The Virginia Department of Health defended its refusal to release information on COVID-19 outbreaks in poultry plants, saying the poultry plants don’t operate like long-term care facilities and the state has been able to identify cases among workers without having to notify the public.
VDH previously cited a section of state code regarding privacy to justify withholding facility-specific data for poultry plants even though it had released the same data for nursing homes.
Health Commissioner Dr. Norm Oliver “is only authorized to release identifying information to the public if pertinent to an investigation, research or study,” wrote VDH Director of Communications Maria Reppas in an email Friday afternoon. “Under this provision, he directed the health districts to share information amongst (long-term care facilities) as a way to prevent the spread of COVID-19 in those areas. When there is an outbreak at an LTCF, potentially exposed and infected individuals are unknown to VDH due (to) the nature of how an LTCF operates.”
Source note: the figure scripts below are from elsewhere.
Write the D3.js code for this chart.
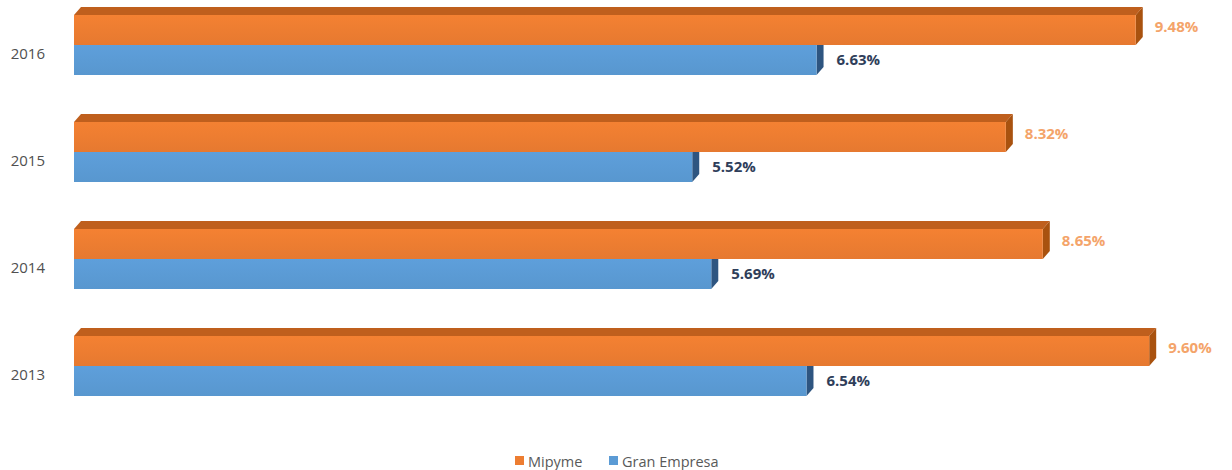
<!DOCTYPE html>
<html>
<head>
<meta charset="utf-8">
<script src="https://cdn.jsdelivr.net/npm/d3@7/dist/d3.min.js"></script>
<style>
  html, body { margin: 0; padding: 0; background: #fff; }
  svg { display: block; }
</style>
</head>
<body>
<svg id="chart" width="1232" height="470"></svg>
<script>
// Años y series (porcentajes)
const years = ["2016", "2015", "2014", "2013"];
const mipyme = [9.48, 8.32, 8.65, 9.60];
const granEmpresa = [6.63, 5.52, 5.69, 6.54];
const seriesNames = ["Mipyme", "Gran Empresa"];

const svg = d3.select("#chart");

const x = d3.scaleLinear().domain([0, 10]).range([74, 1194]);
const y = d3.scalePoint().domain(years).range([45, 366]);

const barH = 30;      // front face height of each bar
const dx = 7, dy = 8; // 3D depth offset

const colors = {
  Mipyme: { front: "#ED7D31", top: "#BF5F1D", side: "#A9520F", label: "#F4A46A" },
  "Gran Empresa": { front: "#5B9BD5", top: "#3E6F9E", side: "#2E5580", label: "#2F3E5A" }
};

// subtle shading on front faces
const defs = svg.append("defs");
function frontGrad(id, base) {
  const g = defs.append("linearGradient").attr("id", id)
    .attr("x1", 0).attr("x2", 0).attr("y1", 0).attr("y2", 1);
  const c = d3.color(base);
  g.append("stop").attr("offset", "0%").attr("stop-color", c.brighter(0.08));
  g.append("stop").attr("offset", "50%").attr("stop-color", c);
  g.append("stop").attr("offset", "100%").attr("stop-color", c.darker(0.08));
}
frontGrad("gOrange", colors.Mipyme.front);
frontGrad("gBlue", colors["Gran Empresa"].front);

function drawBar(g, v, top, col, fill) {
  const x0 = x(0), x1 = x(v), y0 = top, y1 = top + barH;
  // top face
  g.append("path")
    .attr("d", `M${x0},${y0} L${x0 + dx},${y0 - dy} L${x1 + dx},${y0 - dy} L${x1},${y0} Z`)
    .attr("fill", col.top);
  // side face
  g.append("path")
    .attr("d", `M${x1},${y0} L${x1 + dx},${y0 - dy} L${x1 + dx},${y1 - dy} L${x1},${y1} Z`)
    .attr("fill", col.side);
  // front face
  g.append("rect")
    .attr("x", x0).attr("y", y0)
    .attr("width", x1 - x0).attr("height", barH)
    .attr("fill", fill);
}

const groups = svg.append("g").selectAll("g")
  .data(years.map((yr, i) => ({ yr, m: mipyme[i], g: granEmpresa[i] })))
  .join("g");

groups.each(function (d) {
  const g = d3.select(this);
  const c = y(d.yr);
  // lower bar first so the upper bar's front covers its top face
  drawBar(g, d.g, c, colors["Gran Empresa"], "url(#gBlue)");
  drawBar(g, d.m, c - barH, colors.Mipyme, "url(#gOrange)");

  g.append("text")
    .attr("x", x(d.m) + 19).attr("y", c - 13)
    .attr("fill", colors.Mipyme.label)
    .attr("font-family", "Open Sans, sans-serif").attr("font-size", 15)
    .attr("font-weight", "bold")
    .text(d.m.toFixed(2) + "%");

  g.append("text")
    .attr("x", x(d.g) + 20).attr("y", c + 20)
    .attr("fill", colors["Gran Empresa"].label)
    .attr("font-family", "Open Sans, sans-serif").attr("font-size", 15)
    .attr("font-weight", "bold")
    .text(d.g.toFixed(2) + "%");

  g.append("text")
    .attr("x", 45).attr("y", c + 14)
    .attr("text-anchor", "end")
    .attr("fill", "#505050")
    .attr("font-family", "Open Sans, sans-serif").attr("font-size", 15)
    .text(d.yr);
});

// Leyenda
const legend = svg.append("g");
const legendItems = [
  { name: seriesNames[0], color: colors.Mipyme.front, x: 515 },
  { name: seriesNames[1], color: colors["Gran Empresa"].front, x: 609 }
];
legendItems.forEach(it => {
  legend.append("rect").attr("x", it.x).attr("y", 456).attr("width", 9).attr("height", 9).attr("fill", it.color);
  legend.append("text").attr("x", it.x + 13).attr("y", 466.5)
    .attr("fill", "#595959")
    .attr("font-family", "Open Sans, sans-serif").attr("font-size", 14.5)
    .text(it.name);
});
</script>
</body>
</html>
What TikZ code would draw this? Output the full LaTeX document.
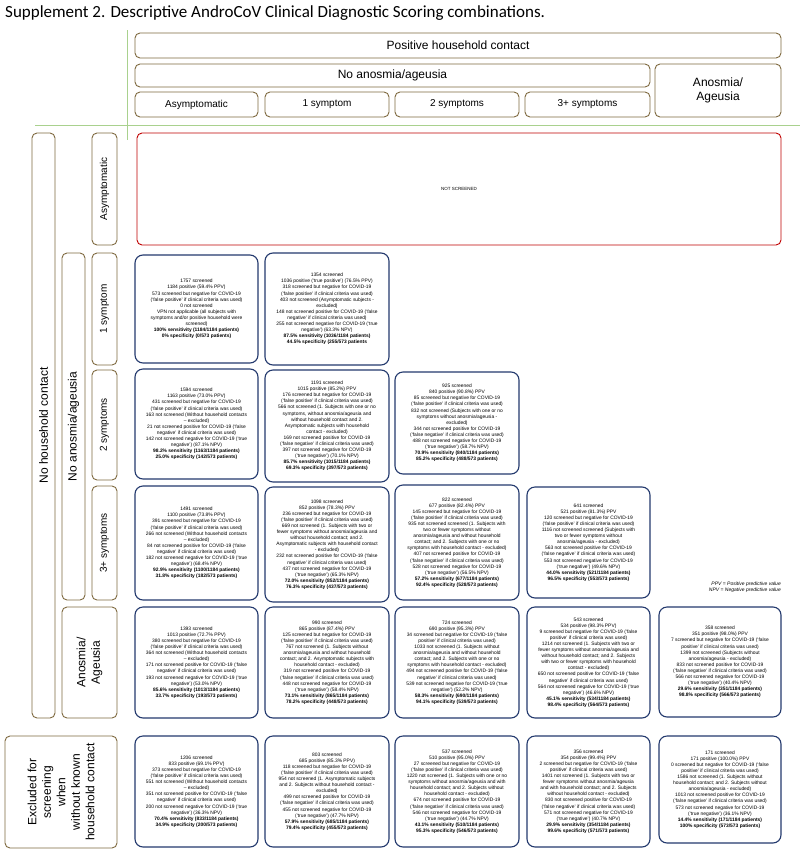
\documentclass[tikz,border=0pt]{standalone}
\usepackage{fontspec}
\setmainfont{Liberation Sans}
\newfontfamily\titlefont{Carlito}
\definecolor{hdrc}{HTML}{7F6A40}
\definecolor{cellc}{HTML}{243A6E}
\definecolor{redc}{HTML}{C00000}
\definecolor{grnc}{HTML}{A9D18E}
\newcommand\bx[7]{\node[#2, minimum width={#5-#3}, minimum height={#6-#4}] (#1) at ({(#3+#5)/2},{(#4+#6)/2}) {#7};}
\newcommand\rbx[7]{\node[#2, rotate=90, minimum width={#6-#4}, minimum height={#5-#3}] (#1) at ({(#3+#5)/2},{(#4+#6)/2}) {#7};}
\begin{document}
\begin{tikzpicture}[x=1pt,y=-1pt,
 hdr/.style={draw=hdrc, line width=0.9pt, rounded corners=5pt, inner sep=0pt, align=center, font=\fontsize{12}{14.5}\selectfont},
 colhdr/.style={hdr, font=\fontsize{10}{12}\selectfont},
 cell/.style={draw=cellc, line width=1.1pt, rounded corners=8pt, inner sep=0pt, align=center, font=\fontsize{4.9}{6.1}\selectfont},
 redbox/.style={draw=redc, line width=0.9pt, rounded corners=5pt, inner sep=0pt, font=\fontsize{4.5}{5}\selectfont},
 gline/.style={draw=grnc, line width=0.8pt},
]
\useasboundingbox (0,0) rectangle (800,857);
\fill[white] (0,0) rectangle (800,857);
\node[anchor=base west, inner sep=0pt, font=\titlefont\fontsize{17}{20}\selectfont] (title) at (5,17) {Supplement 2. Descriptive AndroCoV Clinical Diagnostic Scoring combinations.};
% green guide lines
\coordinate (g1) at (127,30); \coordinate (g2) at (127,140);
\coordinate (g3) at (35,125); \coordinate (g4) at (800,125);
\draw[gline] (g1) -- (g2);
\draw[gline] (g3) -- (g4);
% top headers
\bx{hpos}{hdr}{135}{33}{781}{58}{Positive household contact}
\bx{hnoan}{hdr}{135}{64}{650}{87}{No anosmia/ageusia}
\bx{hanos}{hdr}{655}{64}{781}{117}{Anosmia/\\Ageusia}
\bx{hc1}{colhdr}{135}{92}{258}{117}{Asymptomatic}
\bx{hc2}{colhdr}{265}{92}{389}{117}{1 symptom}
\bx{hc3}{colhdr}{395}{92}{519}{117}{2 symptoms}
\bx{hc4}{colhdr}{525}{92}{650}{117}{3+ symptoms}
% left headers
\rbx{lnhc}{hdr}{32}{133}{55}{718}{No household contact}
\rbx{lasym}{colhdr}{92}{133}{117}{245}{Asymptomatic}
\rbx{lnoan}{hdr}{62}{253}{85}{600}{No anosmia/ageusia}
\rbx{lr1}{colhdr}{92}{253}{117}{365}{1 symptom}
\rbx{lr2}{colhdr}{92}{370}{117}{480}{2 symptoms}
\rbx{lr3}{colhdr}{92}{486}{117}{600}{3+ symptoms}
\rbx{lan}{hdr}{62}{607}{117}{718}{Anosmia/\\Ageusia}
\rbx{lex}{hdr}{5}{736}{117}{848}{Excluded for\\screening\\when\\without known\\household contact}
% not screened
\bx{ns}{redbox}{137}{133}{781}{245}{NOT SCREENED}
% row 1
\bx{r1c1}{cell}{135}{255}{258}{363}{1757 screened\\1184 positive (59.4\% PPV)\\573 screened but negative for COVID-19\\(`false positive' if clinical criteria was used)\\0 not screened\\VPN not applicable (all subjects with\\symptoms and/or positive household were\\screened)\\\textbf{100\% sensitivity (1184/1184 patients)}\\\textbf{0\% specificity (0/573 patients)}}
\bx{r1c2}{cell}{265}{253}{389}{365}{1354 screened\\1036 positive (`true positive') (76.5\% PPV)\\318 screened but negative for COVID-19\\(`false positive' if clinical criteria was used)\\403 not screened (Asymptomatic subjects -\\excluded)\\148 not screened positive for COVID-19 (`false\\negative' if clinical criteria was used)\\255 not screened negative for COVID-19 (`true\\negative') (63.3\% NPV)\\\textbf{87.5\% sensitivity (1036/1184 patients)}\\\textbf{44.5\% specificity (255/573 patients}}
% row 2
\bx{r2c1}{cell}{135}{369}{258}{479}{1594 screened\\1163 positive (73.0\% PPV)\\431 screened but negative for COVID-19\\(`false positive' if clinical criteria was used)\\163 not screened (Without household contacts\\-- excluded)\\21 not screened positive for COVID-19 (`false\\negative' if clinical criteria was used)\\142 not screened negative for COVID-19 (`true\\negative') (87.1\% NPV)\\\textbf{98.2\% sensitivity (1163/1184 patients)}\\\textbf{25.0\% specificity (142/573 patients)}}
\bx{r2c2}{cell}{265}{370}{389}{482}{1191 screened\\1015 positive (85.2\%) PPV\\176 screened but negative for COVID-19\\(`false positive' if clinical criteria was used)\\566 not screened (1. Subjects with one or no\\symptoms, without anosmia/ageusia and\\without household contact and 2.\\Asymptomatic subjects with household\\contact - excluded)\\169 not screened positive for COVID-19\\(`false negative' if clinical criteria was used)\\397 not screened negative for COVID-19\\(`true negative') (70.1\% NPV)\\\textbf{85.7\% sensitivity (1015/1184 patients)}\\\textbf{69.3\% specificity (397/573 patients)}}
\bx{r2c3}{cell}{395}{372}{519}{474}{925 screened\\840 positive (90.8\%) PPV\\85 screened but negative for COVID-19\\(`false positive' if clinical criteria was used)\\832 not screened (Subjects with one or no\\symptoms without anosmia/ageusia -\\excluded)\\344 not screened positive for COVID-19\\(`false negative' if clinical criteria was used)\\488 not screened negative for COVID-19\\(`true negative') (58.7\% NPV)\\\textbf{70.9\% sensitivity (840/1184 patients)}\\\textbf{85.2\% specificity (488/573 patients)}}
% row 3
\bx{r3c1}{cell}{135}{486}{258}{600}{1491 screened\\1100 positive (73.8\% PPV)\\391 screened but negative for COVID-19\\(`false positive' if clinical criteria was used)\\266 not screened (Without household contacts\\-- excluded)\\84 not screened positive for COVID-19 (`false\\negative' if clinical criteria was used)\\182 not screened negative for COVID-19 (`true\\negative') (68.4\% NPV)\\\textbf{92.9\% sensitivity (1100/1184 patients)}\\\textbf{31.8\% specificity (182/573 patients)}}
\bx{r3c2}{cell}{265}{487}{389}{602}{1098 screened\\852 positive (78.3\%) PPV\\236 screened but negative for COVID-19\\(`false positive' if clinical criteria was used)\\669 not screened (1. Subjects with two or\\fewer symptoms without anosmia/ageusia and\\without household contact; and 2.\\Asymptomatic subjects with household contact\\- excluded)\\232 not screened positive for COVID-19 (`false\\negative' if clinical criteria was used)\\437 not screened negative for COVID-19\\(`true negative') (65.3\% NPV)\\\textbf{72.0\% sensitivity (852/1184 patients)}\\\textbf{76.3\% specificity (437/573 patients)}}
\bx{r3c3}{cell}{395}{485}{519}{600}{822 screened\\677 positive (82.4\%) PPV\\145 screened but negative for COVID-19\\(`false positive' if clinical criteria was used)\\935 not screened screened (1. Subjects with\\two or fewer symptoms without\\anosmia/ageusia and without household\\contact; and 2. Subjects with one or no\\symptoms with household contact - excluded)\\407 not screened positive for COVID-19\\(`false negative' if clinical criteria was used)\\528 not screened negative for COVID-19\\(`true negative') (56.5\% NPV)\\\textbf{57.2\% sensitivity (677/1184 patients)}\\\textbf{92.4\% specificity (528/573 patients)}}
\bx{r3c4}{cell}{527}{487}{650}{598}{641 screened\\521 positive (81.3\%) PPV\\120 screened but negative for COVID-19\\(`false positive' if clinical criteria was used)\\1116 not screened screened (Subjects with\\two or fewer symptoms without\\anosmia/ageusia - excluded)\\563 not screened positive for COVID-19\\(`false negative' if clinical criteria was used)\\553 not screened negative for COVID-19\\(`true negative') (49.6\% NPV)\\\textbf{44.0\% sensitivity (521/1184 patients)}\\\textbf{96.5\% specificity (553/573 patients)}}
\node[anchor=base east, inner sep=0pt, font=\fontsize{5}{6}\selectfont\itshape, align=right] (note) at (781,591) {PPV = Positive predictive value\\NPV = Negative predictive value};
% row 4
\bx{r4c1}{cell}{135}{607}{258}{718}{1393 screened\\1013 positive (72.7\% PPV)\\380 screened but negative for COVID-19\\(`false positive' if clinical criteria was used)\\364 not screened (Without household contacts\\-- excluded)\\171 not screened positive for COVID-19 (`false\\negative' if clinical criteria was used)\\193 not screened negative for COVID-19 (`true\\negative') (53.0\% NPV)\\\textbf{85.6\% sensitivity (1013/1184 patients)}\\\textbf{33.7\% specificity (193/573 patients)}}
\bx{r4c2}{cell}{265}{607}{389}{718}{990 screened\\865 positive (87.4\%) PPV\\125 screened but negative for COVID-19\\(`false positive' if clinical criteria was used)\\767 not screened (1. Subjects without\\anosmia/ageusia and without household\\contact; and 2. Asymptomatic subjects with\\household contact - excluded)\\319 not screened positive for COVID-19\\(`false negative' if clinical criteria was used)\\448 not screened negative for COVID-19\\(`true negative') (58.4\% NPV)\\\textbf{73.1\% sensitivity (865/1184 patients)}\\\textbf{78.2\% specificity (448/573 patients)}}
\bx{r4c3}{cell}{395}{607}{519}{718}{724 screened\\690 positive (95.3\%) PPV\\34 screened but negative for COVID-19 (`false\\positive' if clinical criteria was used)\\1033 not screened (1. Subjects without\\anosmia/ageusia and without household\\contact; and 2. Subjects with one or no\\symptoms with household contact - excluded)\\494 not screened positive for COVID-19 (`false\\negative' if clinical criteria was used)\\539 not screened negative for COVID-19 (`true\\negative') (52.2\% NPV)\\\textbf{58.3\% sensitivity (690/1184 patients)}\\\textbf{94.1\% specificity (539/573 patients)}}
\bx{r4c4}{cell}{527}{607}{650}{718}{543 screened\\534 positive (98.3\% PPV)\\9 screened but negative for COVID-19 (`false\\positive' if clinical criteria was used)\\1214 not screened (1. Subjects with two or\\fewer symptoms without anosmia/ageusia and\\without household contact; and 2. Subjects\\with two or fewer symptoms with household\\contact - excluded)\\650 not screened positive for COVID-19 (`false\\negative' if clinical criteria was used)\\564 not screened negative for COVID-19 (`true\\negative') (46.6\% NPV)\\\textbf{45.1\% sensitivity (534/1184 patients)}\\\textbf{98.4\% specificity (564/573 patients)}}
\bx{r4c5}{cell}{659}{607}{781}{717}{358 screened\\351 positive (98.0\%) PPV\\7 screened but negative for COVID-19 (`false\\positive' if clinical criteria was used)\\1399 not screened (Subjects without\\anosmia/ageusia - excluded)\\833 not screened positive for COVID-19\\(`false negative' if clinical criteria was used)\\566 not screened negative for COVID-19\\(`true negative') (40.4\% NPV)\\\textbf{29.6\% sensitivity (351/1184 patients)}\\\textbf{98.8\% specificity (566/573 patients)}}
% row 5
\bx{r5c1}{cell}{135}{736}{258}{847}{1206 screened\\833 positive (69.1\% PPV)\\373 screened but negative for COVID-19\\(`false positive' if clinical criteria was used)\\551 not screened (Without household contacts\\-- excluded)\\351 not screened positive for COVID-19 (`false\\negative' if clinical criteria was used)\\200 not screened negative for COVID-19 (`true\\negative') (36.3\% NPV)\\\textbf{70.4\% sensitivity (833/1184 patients)}\\\textbf{34.9\% specificity (200/573 patients)}}
\bx{r5c2}{cell}{265}{736}{389}{847}{803 screened\\685 positive (85.3\% PPV)\\118 screened but negative for COVID-19\\(`false positive' if clinical criteria was used)\\954 not screened (1. Asymptomatic subjects\\and 2. Subjects without household contact -\\excluded)\\499 not screened positive for COVID-19\\(`false negative' if clinical criteria was used)\\455 not screened negative for COVID-19\\(`true negative') (47.7\% NPV)\\\textbf{57.9\% sensitivity (685/1184 patients)}\\\textbf{79.4\% specificity (455/573 patients)}}
\bx{r5c3}{cell}{395}{736}{519}{847}{537 screened\\510 positive (95.0\%) PPV\\27 screened but negative for COVID-19\\(`false positive' if clinical criteria was used)\\1220 not screened (1. Subjects with one or no\\symptoms without anosmia/ageusia and with\\household contact; and 2. Subjects without\\household contact - excluded)\\674 not screened positive for COVID-19\\(`false negative' if clinical criteria was used)\\546 not screened negative for COVID-19\\(`true negative') (44.7\% NPV)\\\textbf{43.1\% sensitivity (510/1184 patients)}\\\textbf{95.3\% specificity (546/573 patients)}}
\bx{r5c4}{cell}{527}{736}{650}{847}{356 screened\\354 positive (99.4\%) PPV\\2 screened but negative for COVID-19 (`false\\positive' if clinical criteria was used)\\1401 not screened (1. Subjects with two or\\fewer symptoms without anosmia/ageusia\\and with household contact; and 2. Subjects\\without household contact - excluded)\\830 not screened positive for COVID-19\\(`false negative' if clinical criteria was used)\\571 not screened negative for COVID-19\\(`true negative') (40.7\% NPV)\\\textbf{29.9\% sensitivity (354/1184 patients)}\\\textbf{99.6\% specificity (571/573 patients)}}
\bx{r5c5}{cell}{659}{736}{781}{843}{171 screened\\171 positive (100.0\%) PPV\\0 screened but negative for COVID-19 (`false\\positive' if clinical criteria was used)\\1586 not screened (1. Subjects without\\household contact; and 2. Subjects without\\anosmia/ageusia - excluded)\\1013 not screened positive for COVID-19\\(`false negative' if clinical criteria was used)\\573 not screened negative for COVID-19\\(`true negative') (36.1\% NPV)\\\textbf{14.4\% sensitivity (171/1184 patients)}\\\textbf{100\% specificity (573/573 patients)}}
\end{tikzpicture}
\end{document}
“A poultry plant does not operate in the same way, especially because members of the general public are not allowed to enter a poultry plant the way they can visit an LTCF,” she continued. “The general public is less likely to drop in to a poultry plant.”
Many nursing homes in Virginia have been prohibiting visitors from entering their facilities since the beginning of the pandemic.
Reppas said the Department of Health has been able to identify poultry plant workers who have been exposed to COVID-19 and follow up with them “without having to alert the general public.” Additionally, she said, because the federal government hasn’t released data on poultry plant outbreaks — as it has on nursing homes — there is no need for the state to “correct the record.”
Plant workers, however, have complained of a lack of information about outbreaks in their facilities, where cases have in some instances numbered in the hundreds. Testing events run by Tyson Foods and Perdue Farms on the Eastern Shore in May found more than 500 positive cases, equal to almost 20 percent of all individuals tested.
Case counts, however, have only been released either voluntarily by facilities or at the discretion of VDH. The department earlier this week refused a Mercury request to provide information on case and death counts at poultry plants, as well as outbreak status and notification dates.